Back in 2013 a family member attending a local university was informed by the school’s IT staff about a systems upgrade. According to the formal announcement they were transitioning from the MS Live@edu product to Office 365. The announcement continued by saying that after the upgrade the student would have two different accounts using the same school email address for logon: One Office 365 account with a password administered by the school’s IT group, just as the Live@edu was; and one new “Personal Microsoft account” for “SkyDrive content, Messenger, and other Microsoft services.” While the passwords would start out the same, it was noted that subsequent changes to the Personal Microsoft account password would not sync with the Office 365 (and thus the school email account password). They closed by stressing that the school would no longer administer the password for the MS services now under the Personal account.
So at least at one point a large educational customer working with MS had this nonsense perpetuated as part of an official roll out/migration! Scale wise the university provided accounts for current students, including continuing ed, along with alumni, faculty, and staff. I imagine that the number of accounts was sizeable. Who knows how long this particular practice went on for. I wonder how many of the aforementioned 4M+ shared ID accounts were created out of formal MS organizational account practices vs. end-user self initiated excursions.
Ouch! And yet, it’s easy to believe. I did that for my clients for a long time. It’s only become apparent recently how much confusion it causes. What a mess!
It’s even worse than you think!
MSDN Requires a Personal Account to activate a subscription. So now I have two accounts with the same email address and one account works on the office network and connects to the office TFS and the other connects to Microsoft’s cloud TFS.
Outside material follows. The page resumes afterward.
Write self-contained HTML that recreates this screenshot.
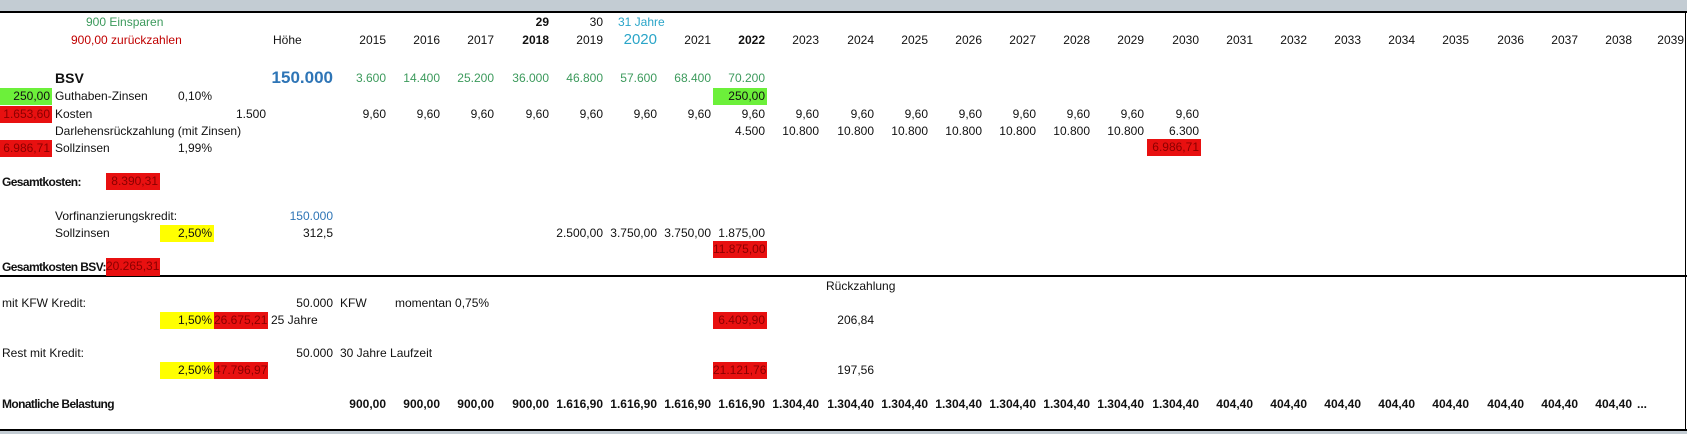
<!DOCTYPE html>
<html><head><meta charset="utf-8">
<style>
html,body{margin:0;padding:0;background:#fff;}
#w{position:relative;width:1687px;height:434px;overflow:hidden;font-family:"Liberation Sans",sans-serif;font-size:12px;color:#111;}
.c{position:absolute;height:17px;line-height:17px;white-space:nowrap;}
.r{width:54px;text-align:right;box-sizing:border-box;padding-right:2px;}
.b{font-weight:bold;}
.lb{font-weight:bold;font-size:12px;letter-spacing:-0.6px;}
.g{color:#3c9a5c;}
.red{background:#e81010;color:#8a0000;}
.grn{background:#6cf03a;color:#111;}
.yel{background:#ffff00;color:#111;}
</style></head><body><div id="w">
<div style="position:absolute;left:0;top:0;width:1687px;height:11px;background:#c3ccd3"></div>
<div style="position:absolute;left:0;top:11px;width:1687px;height:2px;background:#000"></div>
<div style="position:absolute;left:0;top:275px;width:1687px;height:2px;background:#000"></div>
<div style="position:absolute;left:0;top:429px;width:1687px;height:2px;background:#000"></div>
<div style="position:absolute;left:0;top:431px;width:1687px;height:3px;background:#c3ccd3"></div>
<div style="position:absolute;left:1685px;top:11px;width:1px;height:420px;background:#000"></div>

<div class="c g" style="left:86px;top:14px">900 Einsparen</div>
<div class="c r b" style="left:497px;top:14px">29</div>
<div class="c r" style="left:551px;top:14px">30</div>
<div class="c" style="left:618px;top:14px;color:#2aa5c8">31 Jahre</div>

<div class="c" style="left:71px;top:32px;color:#c00000">900,00 zurückzahlen</div>
<div class="c" style="left:273px;top:32px">Höhe</div>
<div class="c r" style="left:334px;top:32px">2015</div>
<div class="c r" style="left:388px;top:32px">2016</div>
<div class="c r" style="left:442px;top:32px">2017</div>
<div class="c r b" style="left:497px;top:32px">2018</div>
<div class="c r" style="left:551px;top:32px">2019</div>
<div class="c r" style="left:605px;top:31px;font-size:15px;color:#2aa5c8">2020</div>
<div class="c r" style="left:659px;top:32px">2021</div>
<div class="c r b" style="left:713px;top:32px">2022</div>
<div class="c r" style="left:767px;top:32px">2023</div>
<div class="c r" style="left:822px;top:32px">2024</div>
<div class="c r" style="left:876px;top:32px">2025</div>
<div class="c r" style="left:930px;top:32px">2026</div>
<div class="c r" style="left:984px;top:32px">2027</div>
<div class="c r" style="left:1038px;top:32px">2028</div>
<div class="c r" style="left:1092px;top:32px">2029</div>
<div class="c r" style="left:1147px;top:32px">2030</div>
<div class="c r" style="left:1201px;top:32px">2031</div>
<div class="c r" style="left:1255px;top:32px">2032</div>
<div class="c r" style="left:1309px;top:32px">2033</div>
<div class="c r" style="left:1363px;top:32px">2034</div>
<div class="c r" style="left:1417px;top:32px">2035</div>
<div class="c r" style="left:1472px;top:32px">2036</div>
<div class="c r" style="left:1526px;top:32px">2037</div>
<div class="c r" style="left:1580px;top:32px">2038</div>
<div class="c r" style="left:1631px;top:32px;padding-right:1px">2039</div>

<div class="c b" style="left:55px;top:70px;font-size:14px">BSV</div>
<div class="c b" style="left:233px;top:69px;width:100px;text-align:right;font-size:17px;color:#2e75b6">150.000</div>
<div class="c r g" style="left:334px;top:70px">3.600</div>
<div class="c r g" style="left:388px;top:70px">14.400</div>
<div class="c r g" style="left:442px;top:70px">25.200</div>
<div class="c r g" style="left:497px;top:70px">36.000</div>
<div class="c r g" style="left:551px;top:70px">46.800</div>
<div class="c r g" style="left:605px;top:70px">57.600</div>
<div class="c r g" style="left:659px;top:70px">68.400</div>
<div class="c r g" style="left:713px;top:70px">70.200</div>

<div class="c r grn" style="left:0;top:88px;width:52px">250,00</div>
<div class="c" style="left:55px;top:88px">Guthaben-Zinsen</div>
<div class="c r" style="left:160px;top:88px">0,10%</div>
<div class="c r grn" style="left:713px;top:88px">250,00</div>

<div class="c r red" style="left:0;top:106px;width:52px">1.653,60</div>
<div class="c" style="left:55px;top:106px">Kosten</div>
<div class="c r" style="left:214px;top:106px">1.500</div>
<div class="c r" style="left:334px;top:106px">9,60</div>
<div class="c r" style="left:388px;top:106px">9,60</div>
<div class="c r" style="left:442px;top:106px">9,60</div>
<div class="c r" style="left:497px;top:106px">9,60</div>
<div class="c r" style="left:551px;top:106px">9,60</div>
<div class="c r" style="left:605px;top:106px">9,60</div>
<div class="c r" style="left:659px;top:106px">9,60</div>
<div class="c r" style="left:713px;top:106px">9,60</div>
<div class="c r" style="left:767px;top:106px">9,60</div>
<div class="c r" style="left:822px;top:106px">9,60</div>
<div class="c r" style="left:876px;top:106px">9,60</div>
<div class="c r" style="left:930px;top:106px">9,60</div>
<div class="c r" style="left:984px;top:106px">9,60</div>
<div class="c r" style="left:1038px;top:106px">9,60</div>
<div class="c r" style="left:1092px;top:106px">9,60</div>
<div class="c r" style="left:1147px;top:106px">9,60</div>

<div class="c" style="left:55px;top:123px">Darlehensrückzahlung (mit Zinsen)</div>
<div class="c r" style="left:713px;top:123px">4.500</div>
<div class="c r" style="left:767px;top:123px">10.800</div>
<div class="c r" style="left:822px;top:123px">10.800</div>
<div class="c r" style="left:876px;top:123px">10.800</div>
<div class="c r" style="left:930px;top:123px">10.800</div>
<div class="c r" style="left:984px;top:123px">10.800</div>
<div class="c r" style="left:1038px;top:123px">10.800</div>
<div class="c r" style="left:1092px;top:123px">10.800</div>
<div class="c r" style="left:1147px;top:123px">6.300</div>

<div class="c r red" style="left:0;top:140px;width:52px">6.986,71</div>
<div class="c" style="left:55px;top:140px">Sollzinsen</div>
<div class="c r" style="left:160px;top:140px">1,99%</div>
<div class="c r red" style="left:1147px;top:139px">6.986,71</div>

<div class="c lb" style="left:2px;top:174px">Gesamtkosten:</div>
<div class="c r red" style="left:106px;top:173px">8.390,31</div>

<div class="c" style="left:55px;top:208px">Vorfinanzierungskredit:</div>
<div class="c r" style="left:281px;top:208px;color:#2e75b6">150.000</div>

<div class="c" style="left:55px;top:225px">Sollzinsen</div>
<div class="c r yel" style="left:160px;top:225px">2,50%</div>
<div class="c r" style="left:281px;top:225px">312,5</div>
<div class="c r" style="left:551px;top:225px">2.500,00</div>
<div class="c r" style="left:605px;top:225px">3.750,00</div>
<div class="c r" style="left:659px;top:225px">3.750,00</div>
<div class="c r" style="left:713px;top:225px">1.875,00</div>

<div class="c r red" style="left:713px;top:241px">11.875,00</div>

<div class="c lb" style="left:2px;top:259px">Gesamtkosten BSV:</div>
<div class="c r red" style="left:106px;top:258px;height:18px">20.265,31</div>

<div class="c" style="left:826px;top:278px">Rückzahlung</div>

<div class="c" style="left:2px;top:295px">mit KFW Kredit:</div>
<div class="c r" style="left:281px;top:295px">50.000</div>
<div class="c" style="left:340px;top:295px">KFW</div>
<div class="c" style="left:395px;top:295px">momentan 0,75%</div>

<div class="c r yel" style="left:160px;top:312px">1,50%</div>
<div class="c r red" style="left:214px;top:312px">26.675,21</div>
<div class="c" style="left:271px;top:312px">25 Jahre</div>
<div class="c r red" style="left:713px;top:312px">6.409,90</div>
<div class="c r" style="left:822px;top:312px">206,84</div>

<div class="c" style="left:2px;top:345px">Rest mit Kredit:</div>
<div class="c r" style="left:281px;top:345px">50.000</div>
<div class="c" style="left:340px;top:345px">30 Jahre Laufzeit</div>

<div class="c r yel" style="left:160px;top:362px">2,50%</div>
<div class="c r red" style="left:214px;top:362px">47.796,97</div>
<div class="c r red" style="left:713px;top:362px">21.121,76</div>
<div class="c r" style="left:822px;top:362px">197,56</div>

<div class="c lb" style="left:2px;top:396px">Monatliche Belastung</div>
<div class="c r b" style="left:334px;top:396px">900,00</div>
<div class="c r b" style="left:388px;top:396px">900,00</div>
<div class="c r b" style="left:442px;top:396px">900,00</div>
<div class="c r b" style="left:497px;top:396px">900,00</div>
<div class="c r b" style="left:551px;top:396px">1.616,90</div>
<div class="c r b" style="left:605px;top:396px">1.616,90</div>
<div class="c r b" style="left:659px;top:396px">1.616,90</div>
<div class="c r b" style="left:713px;top:396px">1.616,90</div>
<div class="c r b" style="left:767px;top:396px">1.304,40</div>
<div class="c r b" style="left:822px;top:396px">1.304,40</div>
<div class="c r b" style="left:876px;top:396px">1.304,40</div>
<div class="c r b" style="left:930px;top:396px">1.304,40</div>
<div class="c r b" style="left:984px;top:396px">1.304,40</div>
<div class="c r b" style="left:1038px;top:396px">1.304,40</div>
<div class="c r b" style="left:1092px;top:396px">1.304,40</div>
<div class="c r b" style="left:1147px;top:396px">1.304,40</div>
<div class="c r b" style="left:1201px;top:396px">404,40</div>
<div class="c r b" style="left:1255px;top:396px">404,40</div>
<div class="c r b" style="left:1309px;top:396px">404,40</div>
<div class="c r b" style="left:1363px;top:396px">404,40</div>
<div class="c r b" style="left:1417px;top:396px">404,40</div>
<div class="c r b" style="left:1472px;top:396px">404,40</div>
<div class="c r b" style="left:1526px;top:396px">404,40</div>
<div class="c r b" style="left:1580px;top:396px">404,40</div>
<div class="c b" style="left:1637px;top:396px">...</div>
</div></body></html>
If I sign in to Visual Studio to use MSDN or update SW when I go to grab code from TFS it goes to the wrong TFS. If I DON’T sign in to Visual Studio then I go to the right TFS but cannot download software updates.
This is beyond insane.
MS link: https://www.visualstudio.com/en-us/docs/setup-admin/team-services/link-msdn-subscription-to-organizational-account-vs
I work at a university, do a lot of work at home, and have a lot of personal emails tangled up with my work emails anyway. (I do have a separate consulting account on a 3rd party provider which is more insulated, but ignore that for now.) Given that this work/home situation is unlikely to change soon, is there any reason I shouldn’t just leave things as they are – put up with the stupid “Which account do you want to use?” screen for the foreseeable future – and figure that spending 60 seconds a day responding to the latter is quicker than all the time I would spend fixing the problem some other way? Ie, is anythng bad going to happen if I leave things as they are?
As I understand it, you’re absolutely fine to leave things the way they are. There’s no fundamental flaw in the system; Microsoft is only addressing the confusion that its current system causes. As long as you can keep the accounts straight, there’s no other reason to change your current setup. It seems unlikely that Microsoft will force anyone to change their login credentials for existing accounts.
Thanks for your series of articles on MS identities. It appears that I’m currently trapped with a “personal” account that’s used for the MS Volume License Program (and maybe other services) and my “business” account used for Office 365. I’m a little surprised that it is so hard to them to enable business credentials across the board, but I hope they are able to come up with a good solution to “migrate” my company’s licenses from my personal account to business account when then time comes. I’m tempted to create a new Office 365 address for the personal account just to get rid of the annoying question about which account I want to use.
That’s exactly what I did – create a new personal account with a different address. Make sure you don’t lose anything along the way. A mess, isn’t it? Good luck.
@Amy_Rose_Taylor, per Bruce’s comments, “Microsoft account (referred to as “personal”) – used for logging into Windows 10 computers, accessing files in OneDrive (Personal), and licensing Office programs with an Office 365 Home subscription”. Thus, if you use any of the features noted, the “personal” account is actively used to authenticate and you will be affected and see the new behavior to prompt for an account to use.
Also, Bruce provides a troubleshooting tip by using the privacy mode of your web browser.
Thank you Bruce for blogging about this issue.
The folks at MS are total idiots. I use 4 devices, phone, surface pro 3tablet, work PC, and home PC. My home PC with windows 7 finally died. I bought a new $1,000 Lenovo and now I have been locked out of my tablet and new Lenovo due to this MS account fiasco. In trying to fix this mess I think I wound up with a 3rd Hotmail address and account. I can’t figure out which password goes with which account on which device. It’s a damn shame that I have a 3 day old $1000 lap top that’s totally useless now. Can anybody help me or tell me who I can physically talk with to try and straighten this mess out. My IS folks are perplexed as well.
Thanks for the series of articles on this issue, google supplied me with one of the earlier ones and I have progressed chronologically through another 4 or 5 to this one. It is only mildly relieving to know that MS is capable of eventually recognising it’s own problems and at least starting to address them.
Unfortunately I still cannot figure out why I am affected by this.
I have two accounts with MS, personal is mynickname@outlook.com and O365 business is firstname@mydomain.co.uk.
Whenever I log in to OneDrive through 3rd party apps I get the same login screen.
If I click personal it shows my O365 credentials, but I don’t use these for personal use, I’ve no idea how it got this idea and how to make it forget and to use my outlook credentials.
I must admit I’m a little distracted at the moment so I may be missing something obvious.
The system is too convoluted to give you an easy answer but one tip – your best friend is the incognito/in private mode for your web browser. It lets you go to http://www.onedrive.com and log in to each account in turn to figure out whether your files are in OneDrive (Outlook.com) or OneDrive for Business (work address). If you can get oriented, then you may be able to set up sync apps and 3d party apps with more confidence. Good luck!